PROBLEM TO WORK ON
Take every line from the listing below that contains "matplotlib".
- - - -
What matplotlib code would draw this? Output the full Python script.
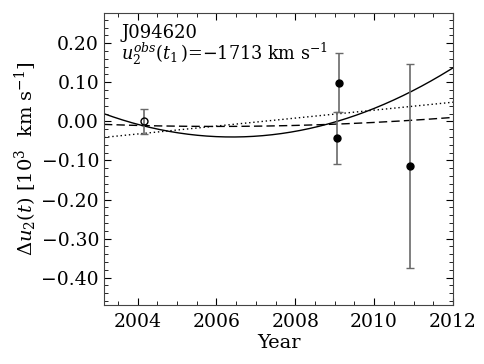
import numpy as np
import matplotlib
matplotlib.use("Agg")
import matplotlib.pyplot as plt
from matplotlib.ticker import MultipleLocator

plt.rcParams['font.family'] = ['DejaVu Serif']
plt.rcParams['mathtext.fontset'] = 'dejavuserif'

# data
open_t = [2004.17]
open_v = [0.0]
open_e = [0.032]
fill_t = [2009.11, 2009.06, 2010.90]
fill_v = [0.099, -0.043, -0.114]
fill_e = [0.076, 0.067, 0.261]

# model curve parameters
solid_a, solid_t0, solid_c = 0.00564, 2006.4, -0.040
dash_a, dash_t0, dash_c = 0.00064, 2006.0, -0.013
dot_t0, dot_v0, dot_slope = 2003.15, -0.041, 0.01017

fig = plt.figure(figsize=(4.85, 3.64), dpi=100)
ax = fig.add_axes([0.2144, 0.162, 0.934 - 0.2144, 0.964 - 0.162])

t = np.linspace(2003.15, 2012.0, 300)
ax.plot(t, solid_a * (t - solid_t0) ** 2 + solid_c, color='black', lw=1.0, ls='-')
ax.plot(t, dash_a * (t - dash_t0) ** 2 + dash_c, color='black', lw=1.0, ls=(0, (6, 3)))
ax.plot(t, dot_v0 + dot_slope * (t - dot_t0), color='black', lw=1.0, ls=(0, (1, 2)))

ax.errorbar(open_t, open_v, yerr=open_e, fmt='o', mfc='none', mec='black', ms=5,
            ecolor='dimgray', elinewidth=1.2, capsize=3, capthick=1.0, mew=1.0)
ax.errorbar(fill_t, fill_v, yerr=fill_e, fmt='o', mfc='black', mec='black', ms=5,
            ecolor='dimgray', elinewidth=1.2, capsize=3, capthick=1.0)

ax.set_xlim(2003.15, 2012.0)
ax.set_ylim(-0.47, 0.277)
ax.xaxis.set_major_locator(MultipleLocator(2))
ax.xaxis.set_minor_locator(MultipleLocator(0.5))
ax.yaxis.set_major_locator(MultipleLocator(0.1))
ax.yaxis.set_minor_locator(MultipleLocator(0.02))
ax.set_yticks([0.2, 0.1, 0.0, -0.1, -0.2, -0.3, -0.4])
ax.set_yticklabels(['0.20', '0.10', '0.00', '\u22120.10', '\u22120.20', '\u22120.30', '\u22120.40'])
ax.set_xticks([2004, 2006, 2008, 2010, 2012])
ax.set_xticklabels(['2004', '2006', '2008', '2010', '2012'])
ax.tick_params(which='both', direction='in', top=True, right=True, labelsize=13.5)
ax.tick_params(which='major', length=5, width=0.8)
ax.tick_params(which='minor', length=3, width=0.6)
ax.tick_params(axis='x', which='major', pad=6)
for s in ax.spines.values():
    s.set_color('#444444')

ax.set_xlabel('Year', fontsize=14, labelpad=2)
ax.set_ylabel(r'$\Delta u_2(t)$ [10$^3$  km s$^{-1}$]', fontsize=14, labelpad=2)

ax.text(0.05, 0.915, 'J094620', transform=ax.transAxes, fontsize=13, va='baseline', ha='left')
ax.text(0.05, 0.84, r'$u_2^{obs}(t_1\,)$=$-$1713 km s$^{-1}$', transform=ax.transAxes,
        fontsize=12.7, va='baseline', ha='left')

fig.savefig('out.png', dpi=100)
- - - -
ANSWER FOR THIS EXERCISE
What matplotlib code would draw this? Output the full Python script.
import matplotlib
matplotlib.use("Agg")
import matplotlib.pyplot as plt
from matplotlib.ticker import MultipleLocator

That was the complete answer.